** Start of Entries provided **
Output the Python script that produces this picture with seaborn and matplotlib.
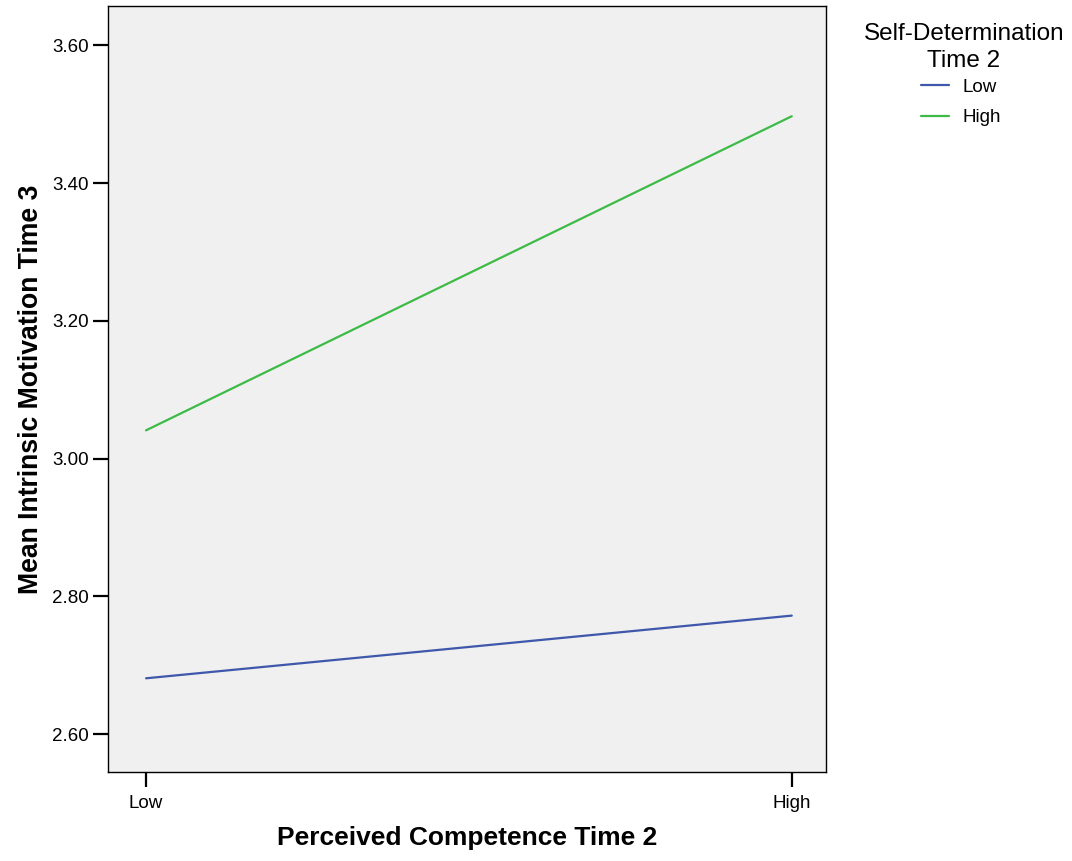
** End of Entries provided **
** Start of Entries provided **
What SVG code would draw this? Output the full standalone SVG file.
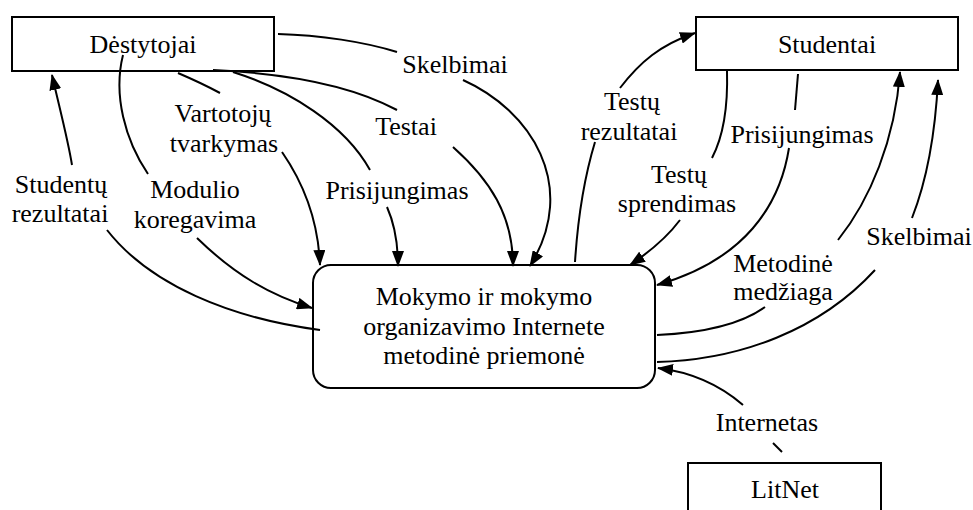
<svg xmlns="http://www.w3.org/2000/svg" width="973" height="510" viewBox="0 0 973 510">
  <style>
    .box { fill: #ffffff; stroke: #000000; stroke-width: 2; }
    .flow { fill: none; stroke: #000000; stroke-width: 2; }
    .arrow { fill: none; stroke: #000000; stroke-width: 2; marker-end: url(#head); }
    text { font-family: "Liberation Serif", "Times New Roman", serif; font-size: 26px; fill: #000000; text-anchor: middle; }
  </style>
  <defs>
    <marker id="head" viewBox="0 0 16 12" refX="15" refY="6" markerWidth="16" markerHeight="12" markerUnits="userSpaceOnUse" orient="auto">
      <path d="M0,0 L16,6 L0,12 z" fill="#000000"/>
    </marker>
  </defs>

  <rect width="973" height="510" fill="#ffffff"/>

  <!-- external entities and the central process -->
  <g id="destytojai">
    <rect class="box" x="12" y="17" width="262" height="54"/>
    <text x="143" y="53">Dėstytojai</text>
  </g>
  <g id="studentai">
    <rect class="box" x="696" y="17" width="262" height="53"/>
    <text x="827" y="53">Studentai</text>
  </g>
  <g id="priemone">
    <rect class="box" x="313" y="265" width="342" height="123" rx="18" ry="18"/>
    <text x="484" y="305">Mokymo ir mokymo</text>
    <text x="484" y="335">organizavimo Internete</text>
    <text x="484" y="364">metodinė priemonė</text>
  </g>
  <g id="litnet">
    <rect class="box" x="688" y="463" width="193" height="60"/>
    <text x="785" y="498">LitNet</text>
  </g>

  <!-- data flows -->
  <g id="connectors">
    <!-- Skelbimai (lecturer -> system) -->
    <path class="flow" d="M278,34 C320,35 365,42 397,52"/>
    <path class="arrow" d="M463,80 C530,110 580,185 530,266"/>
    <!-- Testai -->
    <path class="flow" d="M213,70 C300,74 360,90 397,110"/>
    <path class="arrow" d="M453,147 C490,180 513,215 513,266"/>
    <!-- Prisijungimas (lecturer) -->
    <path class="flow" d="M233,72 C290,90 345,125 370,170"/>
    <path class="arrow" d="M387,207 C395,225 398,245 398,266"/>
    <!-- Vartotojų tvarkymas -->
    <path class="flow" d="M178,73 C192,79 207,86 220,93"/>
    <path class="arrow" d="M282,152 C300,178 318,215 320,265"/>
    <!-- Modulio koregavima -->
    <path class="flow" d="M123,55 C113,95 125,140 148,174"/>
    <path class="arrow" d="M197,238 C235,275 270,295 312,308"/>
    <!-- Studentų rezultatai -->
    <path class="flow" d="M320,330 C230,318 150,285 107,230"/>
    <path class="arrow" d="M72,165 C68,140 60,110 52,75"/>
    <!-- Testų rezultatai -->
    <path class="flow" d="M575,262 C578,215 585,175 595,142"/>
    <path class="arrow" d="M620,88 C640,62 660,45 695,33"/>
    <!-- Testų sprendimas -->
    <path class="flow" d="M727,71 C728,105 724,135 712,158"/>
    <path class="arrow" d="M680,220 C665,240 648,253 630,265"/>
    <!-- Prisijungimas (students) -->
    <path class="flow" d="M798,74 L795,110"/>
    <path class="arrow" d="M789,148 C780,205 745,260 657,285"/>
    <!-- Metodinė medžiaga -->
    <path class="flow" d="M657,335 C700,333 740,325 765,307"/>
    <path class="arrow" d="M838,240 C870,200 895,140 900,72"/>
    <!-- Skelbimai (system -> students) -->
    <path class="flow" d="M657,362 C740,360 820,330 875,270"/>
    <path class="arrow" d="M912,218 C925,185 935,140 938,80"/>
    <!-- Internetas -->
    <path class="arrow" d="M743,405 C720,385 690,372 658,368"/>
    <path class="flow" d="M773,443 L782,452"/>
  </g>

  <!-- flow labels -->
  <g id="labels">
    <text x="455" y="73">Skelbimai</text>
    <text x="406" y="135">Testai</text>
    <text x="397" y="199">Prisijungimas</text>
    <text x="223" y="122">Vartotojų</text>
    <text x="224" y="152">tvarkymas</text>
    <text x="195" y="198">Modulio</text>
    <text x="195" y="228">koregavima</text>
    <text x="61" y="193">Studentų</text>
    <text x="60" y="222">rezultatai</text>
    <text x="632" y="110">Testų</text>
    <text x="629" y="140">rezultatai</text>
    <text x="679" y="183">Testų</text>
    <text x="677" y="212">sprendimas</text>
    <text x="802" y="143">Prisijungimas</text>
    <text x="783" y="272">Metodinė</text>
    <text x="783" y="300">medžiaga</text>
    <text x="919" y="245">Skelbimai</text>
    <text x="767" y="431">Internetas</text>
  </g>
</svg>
** End of Entries provided **
Extract each line holding the string "Output".

### Finished task
Output the Python script that produces this picture with seaborn and matplotlib.
What SVG code would draw this? Output the full standalone SVG file.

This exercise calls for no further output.